(Dataset entries)
☆ ☆ ☆
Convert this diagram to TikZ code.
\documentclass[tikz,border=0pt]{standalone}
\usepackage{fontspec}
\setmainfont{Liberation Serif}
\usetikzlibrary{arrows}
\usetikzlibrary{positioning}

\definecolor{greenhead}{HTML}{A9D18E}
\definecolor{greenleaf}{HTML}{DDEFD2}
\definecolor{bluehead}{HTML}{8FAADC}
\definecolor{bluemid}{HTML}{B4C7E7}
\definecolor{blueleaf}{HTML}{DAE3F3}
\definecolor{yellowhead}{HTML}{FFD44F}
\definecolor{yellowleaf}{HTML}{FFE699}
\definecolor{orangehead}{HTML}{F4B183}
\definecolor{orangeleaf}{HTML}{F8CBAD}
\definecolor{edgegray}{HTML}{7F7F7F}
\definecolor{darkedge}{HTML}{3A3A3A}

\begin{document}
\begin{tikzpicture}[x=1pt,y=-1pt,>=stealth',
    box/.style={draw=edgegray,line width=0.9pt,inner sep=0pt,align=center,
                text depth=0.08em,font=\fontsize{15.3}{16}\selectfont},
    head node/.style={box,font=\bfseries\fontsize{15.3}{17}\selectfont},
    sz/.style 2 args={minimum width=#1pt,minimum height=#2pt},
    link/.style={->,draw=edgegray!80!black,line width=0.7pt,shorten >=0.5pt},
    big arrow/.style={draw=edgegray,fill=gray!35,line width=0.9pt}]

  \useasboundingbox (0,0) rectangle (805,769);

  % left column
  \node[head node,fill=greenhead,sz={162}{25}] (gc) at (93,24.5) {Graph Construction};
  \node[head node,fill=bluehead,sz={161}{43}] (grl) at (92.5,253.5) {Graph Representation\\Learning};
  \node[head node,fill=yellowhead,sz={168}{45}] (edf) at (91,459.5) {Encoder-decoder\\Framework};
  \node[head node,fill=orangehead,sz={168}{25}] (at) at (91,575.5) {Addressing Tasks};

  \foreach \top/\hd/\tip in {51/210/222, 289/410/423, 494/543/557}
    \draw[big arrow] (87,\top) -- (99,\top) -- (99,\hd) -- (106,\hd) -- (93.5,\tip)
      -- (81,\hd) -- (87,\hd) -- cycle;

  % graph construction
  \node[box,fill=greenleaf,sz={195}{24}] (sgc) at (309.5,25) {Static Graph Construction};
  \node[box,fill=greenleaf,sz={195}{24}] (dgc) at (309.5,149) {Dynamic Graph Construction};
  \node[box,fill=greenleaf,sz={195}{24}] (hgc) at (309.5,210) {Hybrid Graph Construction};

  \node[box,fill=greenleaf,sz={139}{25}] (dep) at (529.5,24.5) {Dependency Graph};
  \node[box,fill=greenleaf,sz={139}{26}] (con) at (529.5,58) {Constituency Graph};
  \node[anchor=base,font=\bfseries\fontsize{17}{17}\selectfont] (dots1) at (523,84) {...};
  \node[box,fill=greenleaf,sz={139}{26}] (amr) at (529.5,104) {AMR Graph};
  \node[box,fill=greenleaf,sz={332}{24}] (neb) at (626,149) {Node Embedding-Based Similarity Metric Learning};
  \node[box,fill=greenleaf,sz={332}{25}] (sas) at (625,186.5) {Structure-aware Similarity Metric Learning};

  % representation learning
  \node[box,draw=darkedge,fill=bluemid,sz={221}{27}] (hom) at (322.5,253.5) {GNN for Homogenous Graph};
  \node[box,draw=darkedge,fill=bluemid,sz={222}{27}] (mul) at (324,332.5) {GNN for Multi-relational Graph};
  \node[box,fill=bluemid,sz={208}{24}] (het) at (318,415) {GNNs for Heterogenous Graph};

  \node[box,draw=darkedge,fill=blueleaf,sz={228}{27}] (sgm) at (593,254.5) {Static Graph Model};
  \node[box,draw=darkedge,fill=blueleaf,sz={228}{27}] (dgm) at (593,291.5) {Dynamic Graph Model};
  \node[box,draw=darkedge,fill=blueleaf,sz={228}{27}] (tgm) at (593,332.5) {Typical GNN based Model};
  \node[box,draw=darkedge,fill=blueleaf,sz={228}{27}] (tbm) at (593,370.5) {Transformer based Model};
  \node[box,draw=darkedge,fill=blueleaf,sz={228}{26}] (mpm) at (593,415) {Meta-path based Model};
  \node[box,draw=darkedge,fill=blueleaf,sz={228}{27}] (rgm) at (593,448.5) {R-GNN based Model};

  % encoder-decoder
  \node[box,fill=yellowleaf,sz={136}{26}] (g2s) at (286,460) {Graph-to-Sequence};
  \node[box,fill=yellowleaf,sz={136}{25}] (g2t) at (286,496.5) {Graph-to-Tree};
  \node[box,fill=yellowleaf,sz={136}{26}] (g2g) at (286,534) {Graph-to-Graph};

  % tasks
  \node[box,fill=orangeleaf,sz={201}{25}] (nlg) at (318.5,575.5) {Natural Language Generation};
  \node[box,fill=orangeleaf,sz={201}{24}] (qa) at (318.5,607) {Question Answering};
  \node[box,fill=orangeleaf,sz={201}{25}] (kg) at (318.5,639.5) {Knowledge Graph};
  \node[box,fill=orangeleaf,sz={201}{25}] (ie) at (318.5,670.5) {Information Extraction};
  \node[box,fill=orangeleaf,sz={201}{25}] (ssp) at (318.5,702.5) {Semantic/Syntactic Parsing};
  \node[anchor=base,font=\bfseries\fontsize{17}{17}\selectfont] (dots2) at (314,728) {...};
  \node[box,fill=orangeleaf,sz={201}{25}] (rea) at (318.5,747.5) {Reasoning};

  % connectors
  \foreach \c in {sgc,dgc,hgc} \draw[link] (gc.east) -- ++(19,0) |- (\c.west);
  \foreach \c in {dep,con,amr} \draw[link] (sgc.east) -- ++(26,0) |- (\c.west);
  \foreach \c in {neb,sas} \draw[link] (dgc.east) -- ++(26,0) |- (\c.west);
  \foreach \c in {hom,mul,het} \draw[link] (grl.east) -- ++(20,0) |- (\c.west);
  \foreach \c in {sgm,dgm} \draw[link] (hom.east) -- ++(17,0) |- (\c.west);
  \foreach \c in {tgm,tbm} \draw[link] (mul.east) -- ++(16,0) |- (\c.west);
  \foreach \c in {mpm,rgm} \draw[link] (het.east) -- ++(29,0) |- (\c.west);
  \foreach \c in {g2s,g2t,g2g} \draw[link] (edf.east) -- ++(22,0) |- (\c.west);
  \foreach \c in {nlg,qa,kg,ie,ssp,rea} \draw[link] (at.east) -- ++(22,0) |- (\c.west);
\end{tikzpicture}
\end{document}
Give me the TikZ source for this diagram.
☆ ☆ ☆
What this task involves: What is needed here is an exact reproduction of all the entries.

Task output:
Convert this diagram to TikZ code.
\documentclass[tikz,border=0pt]{standalone}
\usepackage{fontspec}
\setmainfont{Liberation Serif}
\usetikzlibrary{arrows}
\usetikzlibrary{positioning}

\definecolor{greenhead}{HTML}{A9D18E}
\definecolor{greenleaf}{HTML}{DDEFD2}
\definecolor{bluehead}{HTML}{8FAADC}
\definecolor{bluemid}{HTML}{B4C7E7}
\definecolor{blueleaf}{HTML}{DAE3F3}
\definecolor{yellowhead}{HTML}{FFD44F}
\definecolor{yellowleaf}{HTML}{FFE699}
\definecolor{orangehead}{HTML}{F4B183}
\definecolor{orangeleaf}{HTML}{F8CBAD}
\definecolor{edgegray}{HTML}{7F7F7F}
\definecolor{darkedge}{HTML}{3A3A3A}

\begin{document}
\begin{tikzpicture}[x=1pt,y=-1pt,>=stealth',
    box/.style={draw=edgegray,line width=0.9pt,inner sep=0pt,align=center,
                text depth=0.08em,font=\fontsize{15.3}{16}\selectfont},
    head node/.style={box,font=\bfseries\fontsize{15.3}{17}\selectfont},
    sz/.style 2 args={minimum width=#1pt,minimum height=#2pt},
    link/.style={->,draw=edgegray!80!black,line width=0.7pt,shorten >=0.5pt},
    big arrow/.style={draw=edgegray,fill=gray!35,line width=0.9pt}]

  \useasboundingbox (0,0) rectangle (805,769);

  % left column
  \node[head node,fill=greenhead,sz={162}{25}] (gc) at (93,24.5) {Graph Construction};
  \node[head node,fill=bluehead,sz={161}{43}] (grl) at (92.5,253.5) {Graph Representation\\Learning};
  \node[head node,fill=yellowhead,sz={168}{45}] (edf) at (91,459.5) {Encoder-decoder\\Framework};
  \node[head node,fill=orangehead,sz={168}{25}] (at) at (91,575.5) {Addressing Tasks};

  \foreach \top/\hd/\tip in {51/210/222, 289/410/423, 494/543/557}
    \draw[big arrow] (87,\top) -- (99,\top) -- (99,\hd) -- (106,\hd) -- (93.5,\tip)
      -- (81,\hd) -- (87,\hd) -- cycle;

  % graph construction
  \node[box,fill=greenleaf,sz={195}{24}] (sgc) at (309.5,25) {Static Graph Construction};
  \node[box,fill=greenleaf,sz={195}{24}] (dgc) at (309.5,149) {Dynamic Graph Construction};
  \node[box,fill=greenleaf,sz={195}{24}] (hgc) at (309.5,210) {Hybrid Graph Construction};

  \node[box,fill=greenleaf,sz={139}{25}] (dep) at (529.5,24.5) {Dependency Graph};
  \node[box,fill=greenleaf,sz={139}{26}] (con) at (529.5,58) {Constituency Graph};
  \node[anchor=base,font=\bfseries\fontsize{17}{17}\selectfont] (dots1) at (523,84) {...};
  \node[box,fill=greenleaf,sz={139}{26}] (amr) at (529.5,104) {AMR Graph};
  \node[box,fill=greenleaf,sz={332}{24}] (neb) at (626,149) {Node Embedding-Based Similarity Metric Learning};
  \node[box,fill=greenleaf,sz={332}{25}] (sas) at (625,186.5) {Structure-aware Similarity Metric Learning};

  % representation learning
  \node[box,draw=darkedge,fill=bluemid,sz={221}{27}] (hom) at (322.5,253.5) {GNN for Homogenous Graph};
  \node[box,draw=darkedge,fill=bluemid,sz={222}{27}] (mul) at (324,332.5) {GNN for Multi-relational Graph};
  \node[box,fill=bluemid,sz={208}{24}] (het) at (318,415) {GNNs for Heterogenous Graph};

  \node[box,draw=darkedge,fill=blueleaf,sz={228}{27}] (sgm) at (593,254.5) {Static Graph Model};
  \node[box,draw=darkedge,fill=blueleaf,sz={228}{27}] (dgm) at (593,291.5) {Dynamic Graph Model};
  \node[box,draw=darkedge,fill=blueleaf,sz={228}{27}] (tgm) at (593,332.5) {Typical GNN based Model};
  \node[box,draw=darkedge,fill=blueleaf,sz={228}{27}] (tbm) at (593,370.5) {Transformer based Model};
  \node[box,draw=darkedge,fill=blueleaf,sz={228}{26}] (mpm) at (593,415) {Meta-path based Model};
  \node[box,draw=darkedge,fill=blueleaf,sz={228}{27}] (rgm) at (593,448.5) {R-GNN based Model};

  % encoder-decoder
  \node[box,fill=yellowleaf,sz={136}{26}] (g2s) at (286,460) {Graph-to-Sequence};
  \node[box,fill=yellowleaf,sz={136}{25}] (g2t) at (286,496.5) {Graph-to-Tree};
  \node[box,fill=yellowleaf,sz={136}{26}] (g2g) at (286,534) {Graph-to-Graph};

  % tasks
  \node[box,fill=orangeleaf,sz={201}{25}] (nlg) at (318.5,575.5) {Natural Language Generation};
  \node[box,fill=orangeleaf,sz={201}{24}] (qa) at (318.5,607) {Question Answering};
  \node[box,fill=orangeleaf,sz={201}{25}] (kg) at (318.5,639.5) {Knowledge Graph};
  \node[box,fill=orangeleaf,sz={201}{25}] (ie) at (318.5,670.5) {Information Extraction};
  \node[box,fill=orangeleaf,sz={201}{25}] (ssp) at (318.5,702.5) {Semantic/Syntactic Parsing};
  \node[anchor=base,font=\bfseries\fontsize{17}{17}\selectfont] (dots2) at (314,728) {...};
  \node[box,fill=orangeleaf,sz={201}{25}] (rea) at (318.5,747.5) {Reasoning};

  % connectors
  \foreach \c in {sgc,dgc,hgc} \draw[link] (gc.east) -- ++(19,0) |- (\c.west);
  \foreach \c in {dep,con,amr} \draw[link] (sgc.east) -- ++(26,0) |- (\c.west);
  \foreach \c in {neb,sas} \draw[link] (dgc.east) -- ++(26,0) |- (\c.west);
  \foreach \c in {hom,mul,het} \draw[link] (grl.east) -- ++(20,0) |- (\c.west);
  \foreach \c in {sgm,dgm} \draw[link] (hom.east) -- ++(17,0) |- (\c.west);
  \foreach \c in {tgm,tbm} \draw[link] (mul.east) -- ++(16,0) |- (\c.west);
  \foreach \c in {mpm,rgm} \draw[link] (het.east) -- ++(29,0) |- (\c.west);
  \foreach \c in {g2s,g2t,g2g} \draw[link] (edf.east) -- ++(22,0) |- (\c.west);
  \foreach \c in {nlg,qa,kg,ie,ssp,rea} \draw[link] (at.east) -- ++(22,0) |- (\c.west);
\end{tikzpicture}
\end{document}
Give me the TikZ source for this diagram.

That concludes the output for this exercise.